# AIM OF THE TASK
Copy out exactly the lines from the one holding "Emit a Python" through the one holding "date_pos = [2.12, 7.31, 12.49, 15.78]", ends included; omit images.
··· PROVIDED ENTRIES ···
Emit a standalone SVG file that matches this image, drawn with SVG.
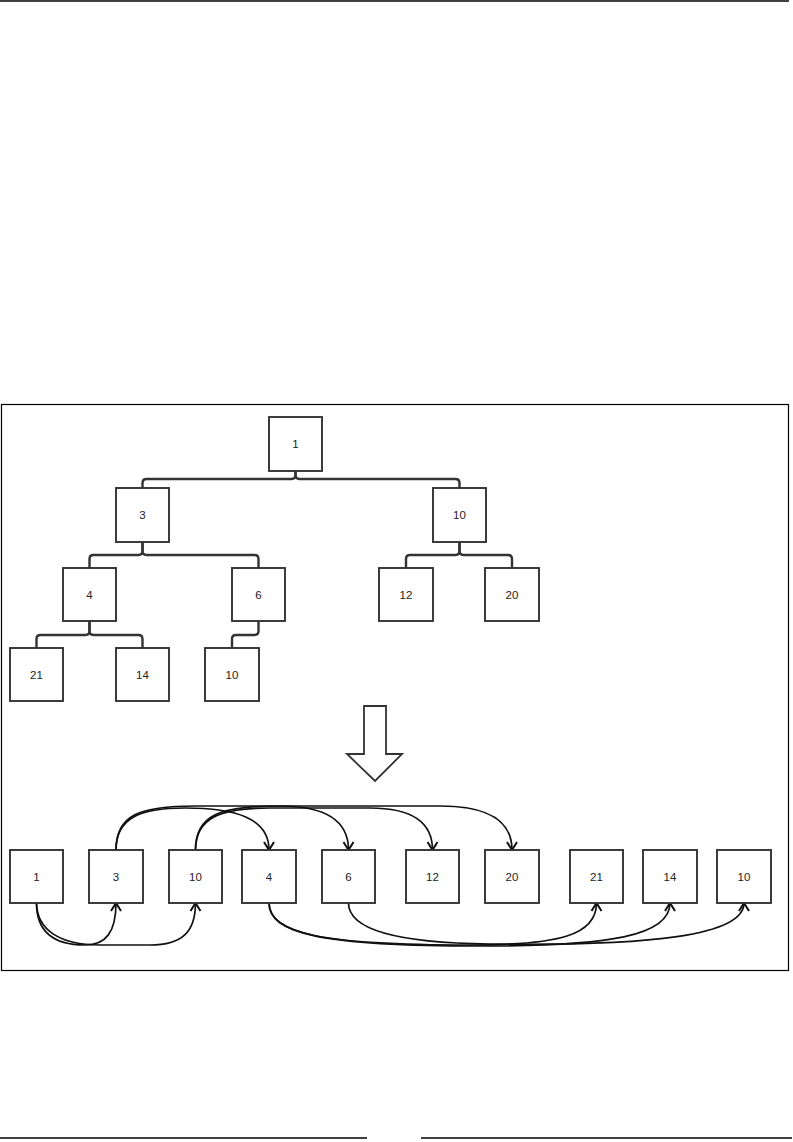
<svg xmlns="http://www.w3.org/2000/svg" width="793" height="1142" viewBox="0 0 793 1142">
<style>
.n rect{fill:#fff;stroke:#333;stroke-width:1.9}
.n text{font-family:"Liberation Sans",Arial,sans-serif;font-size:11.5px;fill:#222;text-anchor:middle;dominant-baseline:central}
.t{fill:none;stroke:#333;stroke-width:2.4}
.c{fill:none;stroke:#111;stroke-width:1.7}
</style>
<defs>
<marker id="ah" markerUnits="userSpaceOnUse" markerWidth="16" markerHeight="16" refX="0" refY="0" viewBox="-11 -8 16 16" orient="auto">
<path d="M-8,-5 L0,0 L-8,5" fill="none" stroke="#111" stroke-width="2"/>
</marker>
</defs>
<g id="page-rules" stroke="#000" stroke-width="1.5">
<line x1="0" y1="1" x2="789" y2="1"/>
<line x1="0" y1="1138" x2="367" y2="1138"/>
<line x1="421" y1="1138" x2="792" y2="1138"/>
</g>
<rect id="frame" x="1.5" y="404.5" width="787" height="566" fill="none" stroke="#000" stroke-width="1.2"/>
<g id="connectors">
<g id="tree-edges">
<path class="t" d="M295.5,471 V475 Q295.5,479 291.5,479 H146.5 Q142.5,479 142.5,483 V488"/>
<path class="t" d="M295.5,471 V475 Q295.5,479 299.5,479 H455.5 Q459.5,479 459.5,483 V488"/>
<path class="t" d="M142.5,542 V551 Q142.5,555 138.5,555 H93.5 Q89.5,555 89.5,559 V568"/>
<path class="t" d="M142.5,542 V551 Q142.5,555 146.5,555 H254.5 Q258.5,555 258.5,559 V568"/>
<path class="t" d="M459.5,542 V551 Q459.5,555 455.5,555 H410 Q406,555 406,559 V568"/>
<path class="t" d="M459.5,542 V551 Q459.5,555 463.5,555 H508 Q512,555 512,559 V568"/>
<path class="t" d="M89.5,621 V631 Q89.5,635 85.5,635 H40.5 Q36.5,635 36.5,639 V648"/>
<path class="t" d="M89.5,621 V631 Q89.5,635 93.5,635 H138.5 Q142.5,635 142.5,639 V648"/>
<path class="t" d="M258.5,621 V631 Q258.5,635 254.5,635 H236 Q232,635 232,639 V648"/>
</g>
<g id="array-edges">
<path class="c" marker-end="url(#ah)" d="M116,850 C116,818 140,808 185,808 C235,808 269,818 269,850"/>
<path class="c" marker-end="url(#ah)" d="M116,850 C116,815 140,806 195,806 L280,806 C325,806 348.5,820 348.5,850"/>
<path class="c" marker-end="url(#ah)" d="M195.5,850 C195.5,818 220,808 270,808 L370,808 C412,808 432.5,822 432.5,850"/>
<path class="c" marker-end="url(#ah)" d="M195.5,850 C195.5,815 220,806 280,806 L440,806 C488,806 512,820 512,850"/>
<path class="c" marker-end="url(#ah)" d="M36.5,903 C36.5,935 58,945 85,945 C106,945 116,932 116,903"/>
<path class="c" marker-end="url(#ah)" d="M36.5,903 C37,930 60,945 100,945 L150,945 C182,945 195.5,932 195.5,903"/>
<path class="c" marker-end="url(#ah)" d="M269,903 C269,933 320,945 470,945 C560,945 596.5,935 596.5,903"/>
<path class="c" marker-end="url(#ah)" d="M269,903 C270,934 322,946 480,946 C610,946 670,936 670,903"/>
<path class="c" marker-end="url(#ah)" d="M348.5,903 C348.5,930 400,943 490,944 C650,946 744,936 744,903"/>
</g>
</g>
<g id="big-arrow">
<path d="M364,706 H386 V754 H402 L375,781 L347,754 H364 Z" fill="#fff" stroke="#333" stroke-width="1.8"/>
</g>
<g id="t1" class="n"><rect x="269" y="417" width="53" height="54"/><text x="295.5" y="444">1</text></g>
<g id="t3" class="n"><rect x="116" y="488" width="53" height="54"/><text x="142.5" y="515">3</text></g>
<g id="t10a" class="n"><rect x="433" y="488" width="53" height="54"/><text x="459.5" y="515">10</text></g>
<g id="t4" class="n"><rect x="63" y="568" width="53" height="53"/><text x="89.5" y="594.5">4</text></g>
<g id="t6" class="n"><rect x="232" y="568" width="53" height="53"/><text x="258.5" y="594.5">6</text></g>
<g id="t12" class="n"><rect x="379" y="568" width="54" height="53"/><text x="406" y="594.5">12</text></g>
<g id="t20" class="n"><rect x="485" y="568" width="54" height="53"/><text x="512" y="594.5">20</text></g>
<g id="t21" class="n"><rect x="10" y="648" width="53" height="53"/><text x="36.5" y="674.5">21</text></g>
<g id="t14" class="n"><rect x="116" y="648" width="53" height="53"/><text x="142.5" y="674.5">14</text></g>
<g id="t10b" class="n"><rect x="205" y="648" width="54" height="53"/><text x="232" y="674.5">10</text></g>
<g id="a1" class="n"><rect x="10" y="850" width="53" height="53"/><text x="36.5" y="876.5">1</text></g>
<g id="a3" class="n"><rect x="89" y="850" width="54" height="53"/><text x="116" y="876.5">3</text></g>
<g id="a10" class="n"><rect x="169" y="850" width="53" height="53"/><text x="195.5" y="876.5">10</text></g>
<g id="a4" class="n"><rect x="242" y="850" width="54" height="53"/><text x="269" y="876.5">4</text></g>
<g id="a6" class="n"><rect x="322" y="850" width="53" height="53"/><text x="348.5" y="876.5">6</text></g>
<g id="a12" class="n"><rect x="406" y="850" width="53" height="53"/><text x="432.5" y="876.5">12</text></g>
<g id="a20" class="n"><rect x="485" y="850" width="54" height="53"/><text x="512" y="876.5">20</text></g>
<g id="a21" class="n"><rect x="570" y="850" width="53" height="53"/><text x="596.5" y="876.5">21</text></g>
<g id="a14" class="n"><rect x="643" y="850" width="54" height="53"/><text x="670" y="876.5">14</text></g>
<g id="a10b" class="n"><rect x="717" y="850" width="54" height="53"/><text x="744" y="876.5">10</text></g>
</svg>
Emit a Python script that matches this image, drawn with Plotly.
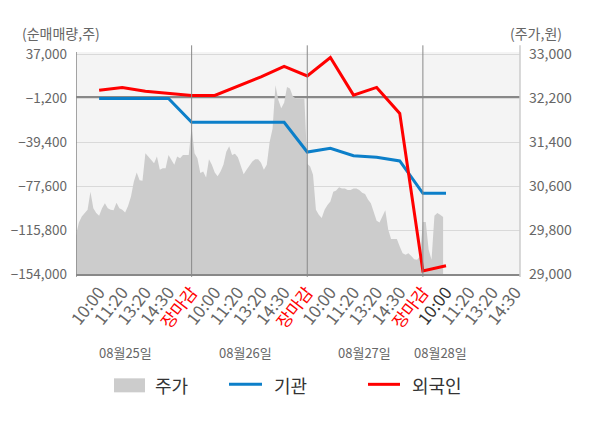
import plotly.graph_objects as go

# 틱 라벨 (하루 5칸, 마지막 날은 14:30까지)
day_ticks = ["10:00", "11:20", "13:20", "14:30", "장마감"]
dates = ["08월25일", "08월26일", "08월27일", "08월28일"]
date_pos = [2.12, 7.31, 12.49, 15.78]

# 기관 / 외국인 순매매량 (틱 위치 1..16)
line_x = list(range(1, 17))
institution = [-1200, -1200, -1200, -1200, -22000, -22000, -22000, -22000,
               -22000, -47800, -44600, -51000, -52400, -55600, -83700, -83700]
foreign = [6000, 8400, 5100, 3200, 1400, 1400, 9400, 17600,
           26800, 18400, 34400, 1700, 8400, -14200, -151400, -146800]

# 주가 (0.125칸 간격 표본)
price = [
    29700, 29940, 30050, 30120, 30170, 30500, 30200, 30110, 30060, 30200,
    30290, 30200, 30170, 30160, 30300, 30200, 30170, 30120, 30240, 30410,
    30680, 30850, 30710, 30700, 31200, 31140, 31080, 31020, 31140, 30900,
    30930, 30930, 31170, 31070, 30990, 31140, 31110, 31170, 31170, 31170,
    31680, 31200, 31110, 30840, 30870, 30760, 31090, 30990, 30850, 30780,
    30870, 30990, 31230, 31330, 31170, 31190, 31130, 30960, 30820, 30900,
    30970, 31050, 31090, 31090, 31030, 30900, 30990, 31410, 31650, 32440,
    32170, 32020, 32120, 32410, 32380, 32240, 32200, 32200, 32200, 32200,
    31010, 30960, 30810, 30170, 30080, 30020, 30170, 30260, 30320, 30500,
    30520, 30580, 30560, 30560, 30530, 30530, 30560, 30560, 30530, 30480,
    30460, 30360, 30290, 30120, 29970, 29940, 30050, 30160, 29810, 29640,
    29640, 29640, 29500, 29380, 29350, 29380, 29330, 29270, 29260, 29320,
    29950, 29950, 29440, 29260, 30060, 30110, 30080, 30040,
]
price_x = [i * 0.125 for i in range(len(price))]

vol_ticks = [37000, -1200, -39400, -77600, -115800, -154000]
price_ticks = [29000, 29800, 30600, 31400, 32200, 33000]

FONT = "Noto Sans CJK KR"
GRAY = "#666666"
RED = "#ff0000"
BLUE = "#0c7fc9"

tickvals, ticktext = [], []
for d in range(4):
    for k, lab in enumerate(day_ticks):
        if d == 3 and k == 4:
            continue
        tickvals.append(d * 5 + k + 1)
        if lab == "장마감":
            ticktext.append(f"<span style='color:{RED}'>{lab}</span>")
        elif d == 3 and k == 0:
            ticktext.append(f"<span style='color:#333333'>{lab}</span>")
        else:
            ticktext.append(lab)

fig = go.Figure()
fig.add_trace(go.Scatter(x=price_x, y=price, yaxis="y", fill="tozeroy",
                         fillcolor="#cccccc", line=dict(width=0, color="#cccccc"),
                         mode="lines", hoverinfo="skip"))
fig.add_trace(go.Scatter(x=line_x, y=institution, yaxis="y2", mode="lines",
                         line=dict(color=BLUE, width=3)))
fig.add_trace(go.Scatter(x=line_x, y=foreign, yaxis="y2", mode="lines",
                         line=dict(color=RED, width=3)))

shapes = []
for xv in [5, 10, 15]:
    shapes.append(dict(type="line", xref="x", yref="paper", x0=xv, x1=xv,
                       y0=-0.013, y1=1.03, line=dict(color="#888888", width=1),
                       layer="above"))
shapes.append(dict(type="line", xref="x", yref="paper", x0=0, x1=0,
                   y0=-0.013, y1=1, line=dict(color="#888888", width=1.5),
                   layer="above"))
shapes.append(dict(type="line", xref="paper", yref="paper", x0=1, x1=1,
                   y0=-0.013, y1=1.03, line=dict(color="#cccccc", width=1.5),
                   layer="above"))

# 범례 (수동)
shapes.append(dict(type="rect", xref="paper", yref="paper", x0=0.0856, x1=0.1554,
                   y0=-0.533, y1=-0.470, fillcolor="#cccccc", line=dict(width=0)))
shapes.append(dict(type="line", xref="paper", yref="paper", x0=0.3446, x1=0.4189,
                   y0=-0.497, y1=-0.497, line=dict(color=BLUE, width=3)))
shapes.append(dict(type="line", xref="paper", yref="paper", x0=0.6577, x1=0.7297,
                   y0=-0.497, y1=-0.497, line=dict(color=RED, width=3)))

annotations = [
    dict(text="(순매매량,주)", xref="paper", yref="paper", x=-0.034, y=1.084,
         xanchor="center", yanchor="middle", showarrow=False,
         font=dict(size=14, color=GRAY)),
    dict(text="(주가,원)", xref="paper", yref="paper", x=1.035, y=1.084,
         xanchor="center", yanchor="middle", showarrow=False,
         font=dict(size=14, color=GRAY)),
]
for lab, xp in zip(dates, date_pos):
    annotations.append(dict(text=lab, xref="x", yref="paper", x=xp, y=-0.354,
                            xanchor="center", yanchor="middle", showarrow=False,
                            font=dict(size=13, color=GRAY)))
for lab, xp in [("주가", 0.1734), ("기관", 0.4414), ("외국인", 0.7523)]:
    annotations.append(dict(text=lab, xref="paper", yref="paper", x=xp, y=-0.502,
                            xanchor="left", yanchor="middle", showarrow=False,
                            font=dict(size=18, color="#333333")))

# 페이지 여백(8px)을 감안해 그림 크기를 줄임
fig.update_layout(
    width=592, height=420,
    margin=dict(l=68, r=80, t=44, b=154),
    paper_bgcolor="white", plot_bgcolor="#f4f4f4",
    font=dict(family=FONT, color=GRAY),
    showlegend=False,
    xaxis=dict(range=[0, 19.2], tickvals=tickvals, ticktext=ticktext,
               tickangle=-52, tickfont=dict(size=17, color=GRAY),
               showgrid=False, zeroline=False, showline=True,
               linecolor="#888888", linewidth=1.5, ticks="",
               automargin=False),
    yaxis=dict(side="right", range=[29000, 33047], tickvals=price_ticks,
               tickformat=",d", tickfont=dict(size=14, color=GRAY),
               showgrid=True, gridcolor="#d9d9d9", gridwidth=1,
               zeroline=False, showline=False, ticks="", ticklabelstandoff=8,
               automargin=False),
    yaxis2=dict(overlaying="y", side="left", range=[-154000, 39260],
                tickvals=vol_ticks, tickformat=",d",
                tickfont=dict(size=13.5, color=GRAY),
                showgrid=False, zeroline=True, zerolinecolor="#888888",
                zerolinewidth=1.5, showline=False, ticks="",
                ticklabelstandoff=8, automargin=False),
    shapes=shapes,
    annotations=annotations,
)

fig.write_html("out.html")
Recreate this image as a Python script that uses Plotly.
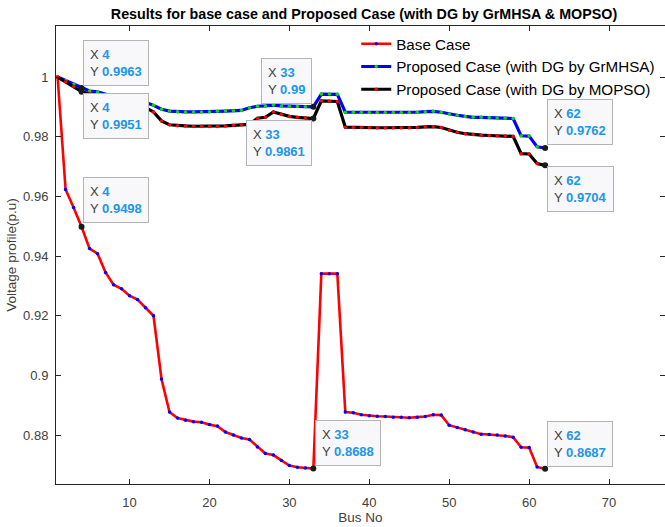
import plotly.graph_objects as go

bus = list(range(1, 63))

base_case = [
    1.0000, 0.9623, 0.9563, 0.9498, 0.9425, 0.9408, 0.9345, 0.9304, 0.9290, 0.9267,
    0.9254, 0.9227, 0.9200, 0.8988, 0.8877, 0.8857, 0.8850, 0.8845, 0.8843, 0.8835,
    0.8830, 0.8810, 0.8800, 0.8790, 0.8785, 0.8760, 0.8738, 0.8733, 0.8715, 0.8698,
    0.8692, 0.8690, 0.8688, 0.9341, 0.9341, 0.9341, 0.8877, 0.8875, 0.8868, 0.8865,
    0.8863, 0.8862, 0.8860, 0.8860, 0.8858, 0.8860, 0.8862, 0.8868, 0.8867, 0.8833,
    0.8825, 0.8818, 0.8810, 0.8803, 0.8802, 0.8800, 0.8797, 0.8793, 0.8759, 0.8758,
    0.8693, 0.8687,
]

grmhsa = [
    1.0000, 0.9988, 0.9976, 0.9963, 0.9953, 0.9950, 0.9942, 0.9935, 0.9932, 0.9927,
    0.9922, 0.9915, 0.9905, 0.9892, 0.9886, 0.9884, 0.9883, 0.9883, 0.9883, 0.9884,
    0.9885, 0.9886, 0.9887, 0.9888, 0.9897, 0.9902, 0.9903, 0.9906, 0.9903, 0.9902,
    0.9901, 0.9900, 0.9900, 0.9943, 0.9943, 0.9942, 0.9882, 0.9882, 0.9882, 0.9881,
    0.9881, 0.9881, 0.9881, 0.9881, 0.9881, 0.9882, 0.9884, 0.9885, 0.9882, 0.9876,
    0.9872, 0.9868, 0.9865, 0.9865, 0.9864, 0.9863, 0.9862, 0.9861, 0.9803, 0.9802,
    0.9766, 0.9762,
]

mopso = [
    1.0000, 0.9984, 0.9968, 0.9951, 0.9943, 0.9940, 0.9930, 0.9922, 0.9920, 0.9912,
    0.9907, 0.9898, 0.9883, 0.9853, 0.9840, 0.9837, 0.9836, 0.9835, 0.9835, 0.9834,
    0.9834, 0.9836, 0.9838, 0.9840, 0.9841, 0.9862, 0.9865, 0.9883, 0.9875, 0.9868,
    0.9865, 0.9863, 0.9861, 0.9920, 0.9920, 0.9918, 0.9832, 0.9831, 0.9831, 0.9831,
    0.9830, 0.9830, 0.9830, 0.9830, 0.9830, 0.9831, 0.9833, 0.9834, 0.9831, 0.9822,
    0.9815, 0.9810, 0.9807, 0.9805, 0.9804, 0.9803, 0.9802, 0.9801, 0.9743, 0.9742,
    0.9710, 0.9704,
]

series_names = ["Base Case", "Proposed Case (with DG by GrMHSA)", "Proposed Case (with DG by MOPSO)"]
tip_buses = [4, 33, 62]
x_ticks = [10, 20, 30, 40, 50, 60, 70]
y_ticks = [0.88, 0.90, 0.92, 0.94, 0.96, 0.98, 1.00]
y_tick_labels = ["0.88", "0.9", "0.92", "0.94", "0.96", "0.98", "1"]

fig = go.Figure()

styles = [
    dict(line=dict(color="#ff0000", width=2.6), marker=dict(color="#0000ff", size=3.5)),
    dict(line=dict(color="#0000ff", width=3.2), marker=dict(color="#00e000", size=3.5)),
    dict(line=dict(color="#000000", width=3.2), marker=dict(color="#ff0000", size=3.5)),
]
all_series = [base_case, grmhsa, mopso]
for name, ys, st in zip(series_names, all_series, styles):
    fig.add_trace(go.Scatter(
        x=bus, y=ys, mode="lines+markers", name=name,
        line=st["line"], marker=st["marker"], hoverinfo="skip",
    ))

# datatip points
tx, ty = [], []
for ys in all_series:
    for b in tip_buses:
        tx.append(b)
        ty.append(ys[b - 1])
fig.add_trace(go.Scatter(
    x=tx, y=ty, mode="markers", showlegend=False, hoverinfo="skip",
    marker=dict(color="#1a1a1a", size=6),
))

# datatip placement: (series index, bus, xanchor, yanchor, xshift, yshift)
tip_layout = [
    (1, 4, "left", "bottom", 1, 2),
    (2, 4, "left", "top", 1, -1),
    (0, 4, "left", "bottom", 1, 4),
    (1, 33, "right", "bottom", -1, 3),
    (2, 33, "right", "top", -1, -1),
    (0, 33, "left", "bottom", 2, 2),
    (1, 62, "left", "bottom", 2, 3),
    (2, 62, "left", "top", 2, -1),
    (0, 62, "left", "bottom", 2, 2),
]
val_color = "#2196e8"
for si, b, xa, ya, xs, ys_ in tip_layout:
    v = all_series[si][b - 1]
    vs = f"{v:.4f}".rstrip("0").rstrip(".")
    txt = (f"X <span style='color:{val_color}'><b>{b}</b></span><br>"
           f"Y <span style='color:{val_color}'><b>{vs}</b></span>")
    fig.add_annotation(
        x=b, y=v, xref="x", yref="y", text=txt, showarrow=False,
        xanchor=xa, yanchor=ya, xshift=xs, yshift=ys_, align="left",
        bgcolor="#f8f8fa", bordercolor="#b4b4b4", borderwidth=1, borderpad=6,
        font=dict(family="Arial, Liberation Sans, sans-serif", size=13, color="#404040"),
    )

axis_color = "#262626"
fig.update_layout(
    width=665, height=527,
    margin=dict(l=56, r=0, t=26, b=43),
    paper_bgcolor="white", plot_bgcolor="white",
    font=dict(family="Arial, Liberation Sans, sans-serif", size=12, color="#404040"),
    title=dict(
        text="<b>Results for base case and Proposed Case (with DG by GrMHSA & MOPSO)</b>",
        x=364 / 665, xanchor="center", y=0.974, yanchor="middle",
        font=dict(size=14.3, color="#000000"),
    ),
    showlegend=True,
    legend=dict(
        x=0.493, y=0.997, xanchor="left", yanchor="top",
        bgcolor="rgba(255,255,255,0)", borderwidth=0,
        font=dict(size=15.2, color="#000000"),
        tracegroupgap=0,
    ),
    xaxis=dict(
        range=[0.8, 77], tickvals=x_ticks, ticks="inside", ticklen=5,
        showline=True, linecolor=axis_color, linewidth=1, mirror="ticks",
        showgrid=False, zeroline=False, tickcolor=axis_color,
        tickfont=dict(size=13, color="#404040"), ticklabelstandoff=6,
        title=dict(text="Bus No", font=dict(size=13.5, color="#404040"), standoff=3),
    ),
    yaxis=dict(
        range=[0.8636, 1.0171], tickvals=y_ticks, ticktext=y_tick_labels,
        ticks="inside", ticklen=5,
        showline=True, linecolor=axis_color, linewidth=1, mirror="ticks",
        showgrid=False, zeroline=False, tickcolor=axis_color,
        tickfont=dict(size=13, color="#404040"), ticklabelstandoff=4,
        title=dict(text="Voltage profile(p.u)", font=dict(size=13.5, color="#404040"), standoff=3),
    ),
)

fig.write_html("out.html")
···
# FINISHED ANSWER
Emit a Python script that matches this image, drawn with Plotly.
import plotly.graph_objects as go

# 틱 라벨 (하루 5칸, 마지막 날은 14:30까지)
day_ticks = ["10:00", "11:20", "13:20", "14:30", "장마감"]
dates = ["08월25일", "08월26일", "08월27일", "08월28일"]
date_pos = [2.12, 7.31, 12.49, 15.78]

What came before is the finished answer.